Kenapa tidak ketiga hantu kecil itu memberikan informasi kepada Nyi Misni yang notabene dukun dengan kemampuan berkomunikasi pada jin ifrit dan iblis? Kenapa ketiga hantu itu ramah pada Maya? Hey, kalian bertiga mati supaya Maya punya kulit sehalus idol korea!!! Bukan barang haram loh untuk film horor menjadikan peran ketiga hantu cilik ini jadi murka pada Maya. Sebagai tambahan elemen kehororan saja. Atau naskah bisa menambahkan bahwa pengguguran laknat Harjosari hanya bisa dilakukan oleh Maya. Mungkin pas mengubur kembali pakai setetes darah Maya. Ini remeh tapi perlu atau barangkali memang ini maunya setan aja ya, toh dia membuat satu truk boks nabrak pohon.

Berharap Perempuan Tanah Jahanam lebih sadis, contoh adegan pengulitannya benar-benar dipertontonkan. Atau dikuliti hidup-hidup. Juga adegan membunuhnya kasih variasi lain, nggak hanya gorok leher mulu. Ada satu adegan gorok leher yang terlihat palsu. CGI berbicara.

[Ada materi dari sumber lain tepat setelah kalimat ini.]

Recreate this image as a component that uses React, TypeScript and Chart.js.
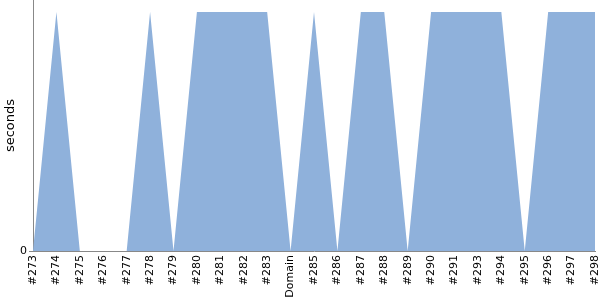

Waktu Maya atau Rahayu digantung terbalik dan berujar pada bapak kandungnya kalau selama ini bapak dibuat lupa dan sesaat kemudian bapaknya nanya ke mamanya, “ini betul toh, mak?” Agak janggal ya. Maksudnya efek santet amnesia untuk Ki Saptadi sehebat apa? Apa semua kenangan tentang Nyai Shinta (istri Donowongso) lenyap begitu saja atau hanya hilang pas memori esek-esek di ranjang? Atau jangan-jangan efek santetnya langsung hilang sewaktu Maya mengoreknya kembali? Oke, gw terlalu kompleks memahami logika dan kerincian narasi film. Maafkan, daku. Paling nggak, walau kurang sempurna,  Impetigor (judul Inggrisnya) masih horor lokal terbaik tahun ini. Adegan pembukanya juara. Musik latarnya... mistis! Sinematografi pencahayaan kampungnya mantul. Nggak mesti gelap-gelapan kayak film-film Pichouse. Kuning, warna yang purba.